» **Stated goal**:
Copy all the data exactly, except the pictures.

» **Provided material**:

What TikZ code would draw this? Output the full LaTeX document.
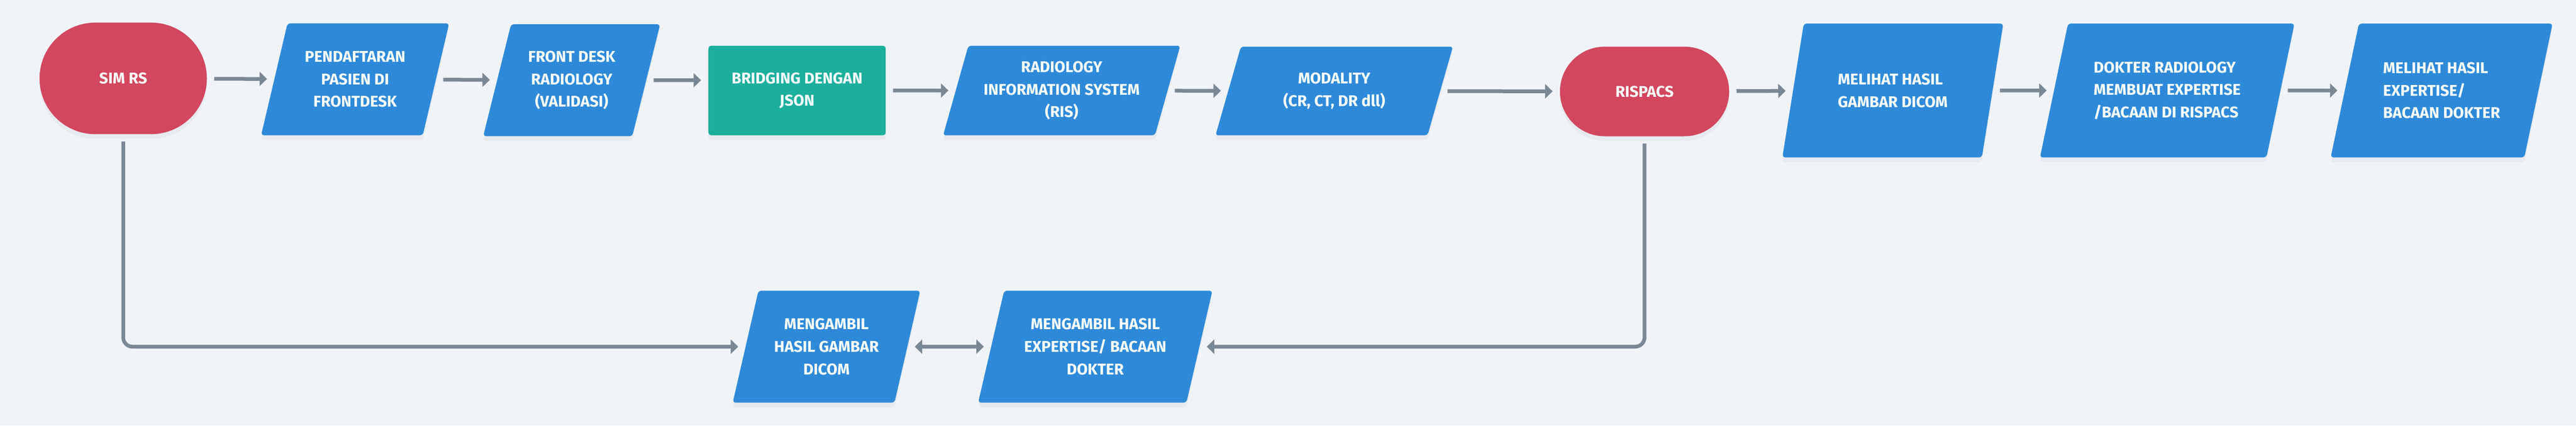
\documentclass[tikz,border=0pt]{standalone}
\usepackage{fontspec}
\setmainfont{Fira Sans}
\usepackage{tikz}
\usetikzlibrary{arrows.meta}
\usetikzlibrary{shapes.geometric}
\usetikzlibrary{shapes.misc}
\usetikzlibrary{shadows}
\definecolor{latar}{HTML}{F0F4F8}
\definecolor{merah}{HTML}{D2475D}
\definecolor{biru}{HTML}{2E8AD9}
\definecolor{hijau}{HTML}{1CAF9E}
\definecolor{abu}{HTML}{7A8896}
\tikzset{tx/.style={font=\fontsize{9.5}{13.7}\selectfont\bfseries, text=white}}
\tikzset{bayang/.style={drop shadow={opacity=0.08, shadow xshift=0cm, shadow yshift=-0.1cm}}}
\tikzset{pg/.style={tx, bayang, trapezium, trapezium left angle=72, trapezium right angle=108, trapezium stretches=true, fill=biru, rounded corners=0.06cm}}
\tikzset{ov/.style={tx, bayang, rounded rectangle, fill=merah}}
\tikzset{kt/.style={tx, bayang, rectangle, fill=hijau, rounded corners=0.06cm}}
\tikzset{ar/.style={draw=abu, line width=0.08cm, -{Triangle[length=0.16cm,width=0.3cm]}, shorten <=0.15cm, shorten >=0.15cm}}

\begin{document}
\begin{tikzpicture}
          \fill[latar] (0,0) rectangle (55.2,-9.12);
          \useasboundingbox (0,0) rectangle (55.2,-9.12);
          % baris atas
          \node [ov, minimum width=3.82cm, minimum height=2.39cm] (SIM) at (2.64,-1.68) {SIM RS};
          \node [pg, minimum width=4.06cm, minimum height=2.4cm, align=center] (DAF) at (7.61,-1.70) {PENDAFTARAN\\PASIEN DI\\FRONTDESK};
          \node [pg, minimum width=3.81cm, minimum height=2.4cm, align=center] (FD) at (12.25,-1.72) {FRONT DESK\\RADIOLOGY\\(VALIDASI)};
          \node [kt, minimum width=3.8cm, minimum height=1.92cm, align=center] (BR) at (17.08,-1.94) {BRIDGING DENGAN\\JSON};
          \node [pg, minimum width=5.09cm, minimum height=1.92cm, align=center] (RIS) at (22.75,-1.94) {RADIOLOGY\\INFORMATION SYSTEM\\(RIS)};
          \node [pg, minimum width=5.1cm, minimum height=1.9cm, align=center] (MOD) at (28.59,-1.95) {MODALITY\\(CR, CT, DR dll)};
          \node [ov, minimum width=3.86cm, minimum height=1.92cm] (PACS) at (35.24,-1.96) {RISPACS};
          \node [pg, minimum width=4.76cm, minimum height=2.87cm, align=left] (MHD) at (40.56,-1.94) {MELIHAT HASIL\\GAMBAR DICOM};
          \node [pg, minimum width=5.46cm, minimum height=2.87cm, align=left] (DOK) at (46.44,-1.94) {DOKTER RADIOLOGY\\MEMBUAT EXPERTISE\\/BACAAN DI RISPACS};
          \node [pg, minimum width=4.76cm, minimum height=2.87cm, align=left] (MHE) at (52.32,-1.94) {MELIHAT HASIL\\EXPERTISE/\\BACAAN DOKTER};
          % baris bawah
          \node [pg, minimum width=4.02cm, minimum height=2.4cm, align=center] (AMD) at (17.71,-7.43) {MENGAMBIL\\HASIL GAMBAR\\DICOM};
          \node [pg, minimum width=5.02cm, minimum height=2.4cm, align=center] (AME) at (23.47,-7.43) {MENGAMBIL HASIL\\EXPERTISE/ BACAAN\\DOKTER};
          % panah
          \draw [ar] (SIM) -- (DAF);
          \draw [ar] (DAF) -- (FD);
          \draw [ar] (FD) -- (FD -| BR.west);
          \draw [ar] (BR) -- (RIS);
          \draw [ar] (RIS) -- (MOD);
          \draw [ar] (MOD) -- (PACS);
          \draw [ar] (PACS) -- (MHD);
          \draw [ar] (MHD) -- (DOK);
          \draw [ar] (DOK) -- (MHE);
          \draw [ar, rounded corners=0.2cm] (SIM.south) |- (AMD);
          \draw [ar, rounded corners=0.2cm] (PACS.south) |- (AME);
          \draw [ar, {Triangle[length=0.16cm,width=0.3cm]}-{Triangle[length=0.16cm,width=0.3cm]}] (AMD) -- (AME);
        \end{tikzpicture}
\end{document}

» **Full output**:
What TikZ code would draw this? Output the full LaTeX document.
\documentclass[tikz,border=0pt]{standalone}
\usepackage{fontspec}
\setmainfont{Fira Sans}
\usepackage{tikz}
\usetikzlibrary{arrows.meta}
\usetikzlibrary{shapes.geometric}
\usetikzlibrary{shapes.misc}
\usetikzlibrary{shadows}
\definecolor{latar}{HTML}{F0F4F8}
\definecolor{merah}{HTML}{D2475D}
\definecolor{biru}{HTML}{2E8AD9}
\definecolor{hijau}{HTML}{1CAF9E}
\definecolor{abu}{HTML}{7A8896}
\tikzset{tx/.style={font=\fontsize{9.5}{13.7}\selectfont\bfseries, text=white}}
\tikzset{bayang/.style={drop shadow={opacity=0.08, shadow xshift=0cm, shadow yshift=-0.1cm}}}
\tikzset{pg/.style={tx, bayang, trapezium, trapezium left angle=72, trapezium right angle=108, trapezium stretches=true, fill=biru, rounded corners=0.06cm}}
\tikzset{ov/.style={tx, bayang, rounded rectangle, fill=merah}}
\tikzset{kt/.style={tx, bayang, rectangle, fill=hijau, rounded corners=0.06cm}}
\tikzset{ar/.style={draw=abu, line width=0.08cm, -{Triangle[length=0.16cm,width=0.3cm]}, shorten <=0.15cm, shorten >=0.15cm}}

\begin{document}
\begin{tikzpicture}
          \fill[latar] (0,0) rectangle (55.2,-9.12);
          \useasboundingbox (0,0) rectangle (55.2,-9.12);
          % baris atas
          \node [ov, minimum width=3.82cm, minimum height=2.39cm] (SIM) at (2.64,-1.68) {SIM RS};
          \node [pg, minimum width=4.06cm, minimum height=2.4cm, align=center] (DAF) at (7.61,-1.70) {PENDAFTARAN\\PASIEN DI\\FRONTDESK};
          \node [pg, minimum width=3.81cm, minimum height=2.4cm, align=center] (FD) at (12.25,-1.72) {FRONT DESK\\RADIOLOGY\\(VALIDASI)};
          \node [kt, minimum width=3.8cm, minimum height=1.92cm, align=center] (BR) at (17.08,-1.94) {BRIDGING DENGAN\\JSON};
          \node [pg, minimum width=5.09cm, minimum height=1.92cm, align=center] (RIS) at (22.75,-1.94) {RADIOLOGY\\INFORMATION SYSTEM\\(RIS)};
          \node [pg, minimum width=5.1cm, minimum height=1.9cm, align=center] (MOD) at (28.59,-1.95) {MODALITY\\(CR, CT, DR dll)};
          \node [ov, minimum width=3.86cm, minimum height=1.92cm] (PACS) at (35.24,-1.96) {RISPACS};
          \node [pg, minimum width=4.76cm, minimum height=2.87cm, align=left] (MHD) at (40.56,-1.94) {MELIHAT HASIL\\GAMBAR DICOM};
          \node [pg, minimum width=5.46cm, minimum height=2.87cm, align=left] (DOK) at (46.44,-1.94) {DOKTER RADIOLOGY\\MEMBUAT EXPERTISE\\/BACAAN DI RISPACS};
          \node [pg, minimum width=4.76cm, minimum height=2.87cm, align=left] (MHE) at (52.32,-1.94) {MELIHAT HASIL\\EXPERTISE/\\BACAAN DOKTER};
          % baris bawah
          \node [pg, minimum width=4.02cm, minimum height=2.4cm, align=center] (AMD) at (17.71,-7.43) {MENGAMBIL\\HASIL GAMBAR\\DICOM};
          \node [pg, minimum width=5.02cm, minimum height=2.4cm, align=center] (AME) at (23.47,-7.43) {MENGAMBIL HASIL\\EXPERTISE/ BACAAN\\DOKTER};
          % panah
          \draw [ar] (SIM) -- (DAF);
          \draw [ar] (DAF) -- (FD);
          \draw [ar] (FD) -- (FD -| BR.west);
          \draw [ar] (BR) -- (RIS);
          \draw [ar] (RIS) -- (MOD);
          \draw [ar] (MOD) -- (PACS);
          \draw [ar] (PACS) -- (MHD);
          \draw [ar] (MHD) -- (DOK);
          \draw [ar] (DOK) -- (MHE);
          \draw [ar, rounded corners=0.2cm] (SIM.south) |- (AMD);
          \draw [ar, rounded corners=0.2cm] (PACS.south) |- (AME);
          \draw [ar, {Triangle[length=0.16cm,width=0.3cm]}-{Triangle[length=0.16cm,width=0.3cm]}] (AMD) -- (AME);
        \end{tikzpicture}
\end{document}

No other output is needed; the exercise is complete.